● **Objective**: Reproduce the listing below exactly. Pictures do not belong in the copy.

● **Record set**:
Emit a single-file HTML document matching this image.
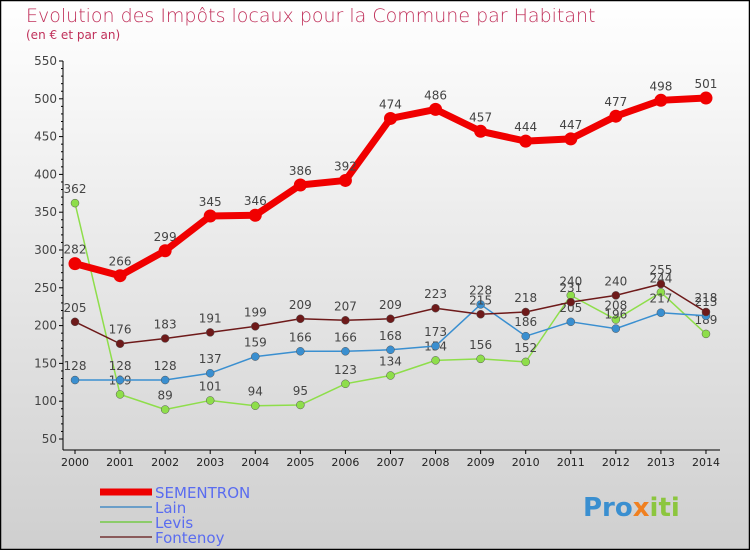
<!DOCTYPE html>
<html><head><meta charset="utf-8"><style>
body{margin:0}
#c{width:750px;height:550px;position:relative;font-family:"DejaVu Sans","Liberation Sans",sans-serif;}
</style></head><body>
<div id="c">
<svg id="s" width="750" height="550" xmlns="http://www.w3.org/2000/svg">
<defs><linearGradient id="bg" x1="0" y1="0" x2="0" y2="1"><stop offset="0" stop-color="#ffffff"/><stop offset="1" stop-color="#cfcfcf"/></linearGradient></defs>
<rect x="0.5" y="0.5" width="749" height="549" fill="url(#bg)" stroke="#000" stroke-width="1.5"/>
<text x="26" y="22" font-size="19" fill="#c0305a" font-weight="200">Evolution des Impôts locaux pour la Commune par Habitant</text>
<text x="26" y="39" font-size="12" fill="#c0305a">(en € et par an)</text>
<g id="axes"></g><g id="series"></g>
<g font-size="15" fill="#5a6cf0">
<line x1="100" y1="492" x2="152" y2="492" stroke="#e00" stroke-width="7"/><text x="155" y="498">SEMENTRON</text>
<line x1="100" y1="507" x2="152" y2="507" stroke="#6a9ec8" stroke-width="2"/><text x="155" y="513">Lain</text>
<line x1="100" y1="522" x2="152" y2="522" stroke="#8ccc6a" stroke-width="2"/><text x="155" y="528">Levis</text>
<line x1="100" y1="537" x2="152" y2="537" stroke="#8a5a5a" stroke-width="2"/><text x="155" y="543">Fontenoy</text>
</g>
<text x="583" y="516" font-size="26" font-weight="bold" fill="#3a8fd0">Pro<tspan fill="#f08020">x</tspan><tspan fill="#8cc63e">iti</tspan></text>
</svg></div>
<script>
const years=["2000","2001","2002","2003","2004","2005","2006","2007","2008","2009","2010","2011","2012","2013","2014"];
const sementron=[282,266,299,345,346,386,392,474,486,457,444,447,477,498,501];
const lain=[128,128,128,137,159,166,166,168,173,228,186,205,196,217,213];
const levis=[362,109,89,101,94,95,123,134,154,156,152,240,208,244,189];
const fontenoy=[205,176,183,191,199,209,207,209,223,215,218,231,240,255,218];
const yTicks=[50,100,150,200,250,300,350,400,450,500,550];
const NS="http://www.w3.org/2000/svg";
const X=i=>75+i*45.07, Y=v=>439-(v-50)*0.756;
function mk(t,a,p){const e=document.createElementNS(NS,t);for(const k in a)e.setAttribute(k,a[k]);if(p)p.appendChild(e);return e;}
const ax=document.getElementById('axes'),sr=document.getElementById('series');
const yl=mk('line',{x1:63,y1:Y(550),x2:63,y2:450,stroke:'#000'},ax);

const xl=mk('line',{x1:63,y1:450,x2:720,y2:450,stroke:'#000'},ax);

yTicks.forEach(v=>{mk('line',{x1:59,y1:Y(v),x2:63,y2:Y(v),stroke:'#000'},ax);
for(let m=1;m<5;m++){if(v<550)mk('line',{x1:61,y1:Y(v+m*10),x2:63,y2:Y(v+m*10),stroke:'#000'},ax);}
const t=mk('text',{x:57,y:Y(v)+4,'text-anchor':'end','font-size':12,fill:'#444'},ax);t.textContent=v;
});
years.forEach((y,i)=>{mk('line',{x1:X(i),y1:450,x2:X(i),y2:454,stroke:'#000'},ax);
const t=mk('text',{x:X(i),y:466,'text-anchor':'middle','font-size':11,fill:'#222'},ax);t.textContent=y;
});
function draw(name,data,col,w,r){const g=mk('g',{},sr);
const pl=mk('polyline',{points:data.map((v,i)=>X(i)+','+Y(v)).join(' '),fill:'none',stroke:col,'stroke-width':w,'stroke-linejoin':'round'},g);

data.forEach((v,i)=>{const c=mk('circle',{cx:X(i),cy:Y(v),r:r,fill:col,stroke:r>5?'none':'#555','stroke-width':0.5},g);

const t=mk('text',{x:X(i),y:Y(v)-10,'text-anchor':'middle','font-size':12,fill:'#444'},g);t.textContent=v;
});}
draw('levis',levis,'#8ede4a',1.5,4);
draw('lain',lain,'#3a8fd0',1.5,4);
draw('fontenoy',fontenoy,'#6e1a1a',1.5,4);
draw('sementron',sementron,'#f00000',7,6.5);
</script></body></html>
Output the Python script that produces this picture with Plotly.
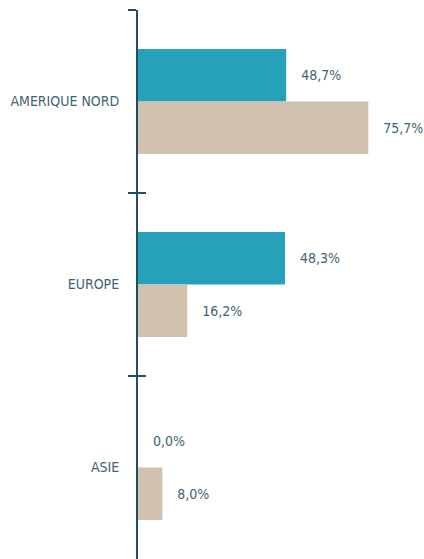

● **Task answer**:
Emit a single-file HTML document matching this image.
<!DOCTYPE html>
<html><head><meta charset="utf-8"><style>
body{margin:0}
#c{width:750px;height:550px;position:relative;font-family:"DejaVu Sans","Liberation Sans",sans-serif;}
</style></head><body>
<div id="c">
<svg id="s" width="750" height="550" xmlns="http://www.w3.org/2000/svg">
<defs><linearGradient id="bg" x1="0" y1="0" x2="0" y2="1"><stop offset="0" stop-color="#ffffff"/><stop offset="1" stop-color="#cfcfcf"/></linearGradient></defs>
<rect x="0.5" y="0.5" width="749" height="549" fill="url(#bg)" stroke="#000" stroke-width="1.5"/>
<text x="26" y="22" font-size="19" fill="#c0305a" font-weight="200">Evolution des Impôts locaux pour la Commune par Habitant</text>
<text x="26" y="39" font-size="12" fill="#c0305a">(en € et par an)</text>
<g id="axes"></g><g id="series"></g>
<g font-size="15" fill="#5a6cf0">
<line x1="100" y1="492" x2="152" y2="492" stroke="#e00" stroke-width="7"/><text x="155" y="498">SEMENTRON</text>
<line x1="100" y1="507" x2="152" y2="507" stroke="#6a9ec8" stroke-width="2"/><text x="155" y="513">Lain</text>
<line x1="100" y1="522" x2="152" y2="522" stroke="#8ccc6a" stroke-width="2"/><text x="155" y="528">Levis</text>
<line x1="100" y1="537" x2="152" y2="537" stroke="#8a5a5a" stroke-width="2"/><text x="155" y="543">Fontenoy</text>
</g>
<text x="583" y="516" font-size="26" font-weight="bold" fill="#3a8fd0">Pro<tspan fill="#f08020">x</tspan><tspan fill="#8cc63e">iti</tspan></text>
</svg></div>
<script>
const years=["2000","2001","2002","2003","2004","2005","2006","2007","2008","2009","2010","2011","2012","2013","2014"];
const sementron=[282,266,299,345,346,386,392,474,486,457,444,447,477,498,501];
const lain=[128,128,128,137,159,166,166,168,173,228,186,205,196,217,213];
const levis=[362,109,89,101,94,95,123,134,154,156,152,240,208,244,189];
const fontenoy=[205,176,183,191,199,209,207,209,223,215,218,231,240,255,218];
const yTicks=[50,100,150,200,250,300,350,400,450,500,550];
const NS="http://www.w3.org/2000/svg";
const X=i=>75+i*45.07, Y=v=>439-(v-50)*0.756;
function mk(t,a,p){const e=document.createElementNS(NS,t);for(const k in a)e.setAttribute(k,a[k]);if(p)p.appendChild(e);return e;}
const ax=document.getElementById('axes'),sr=document.getElementById('series');
const yl=mk('line',{x1:63,y1:Y(550),x2:63,y2:450,stroke:'#000'},ax);

const xl=mk('line',{x1:63,y1:450,x2:720,y2:450,stroke:'#000'},ax);

yTicks.forEach(v=>{mk('line',{x1:59,y1:Y(v),x2:63,y2:Y(v),stroke:'#000'},ax);
for(let m=1;m<5;m++){if(v<550)mk('line',{x1:61,y1:Y(v+m*10),x2:63,y2:Y(v+m*10),stroke:'#000'},ax);}
const t=mk('text',{x:57,y:Y(v)+4,'text-anchor':'end','font-size':12,fill:'#444'},ax);t.textContent=v;
});
years.forEach((y,i)=>{mk('line',{x1:X(i),y1:450,x2:X(i),y2:454,stroke:'#000'},ax);
const t=mk('text',{x:X(i),y:466,'text-anchor':'middle','font-size':11,fill:'#222'},ax);t.textContent=y;
});
function draw(name,data,col,w,r){const g=mk('g',{},sr);
const pl=mk('polyline',{points:data.map((v,i)=>X(i)+','+Y(v)).join(' '),fill:'none',stroke:col,'stroke-width':w,'stroke-linejoin':'round'},g);

data.forEach((v,i)=>{const c=mk('circle',{cx:X(i),cy:Y(v),r:r,fill:col,stroke:r>5?'none':'#555','stroke-width':0.5},g);

const t=mk('text',{x:X(i),y:Y(v)-10,'text-anchor':'middle','font-size':12,fill:'#444'},g);t.textContent=v;
});}
draw('levis',levis,'#8ede4a',1.5,4);
draw('lain',lain,'#3a8fd0',1.5,4);
draw('fontenoy',fontenoy,'#6e1a1a',1.5,4);
draw('sementron',sementron,'#f00000',7,6.5);
</script></body></html>
Output the Python script that produces this picture with Plotly.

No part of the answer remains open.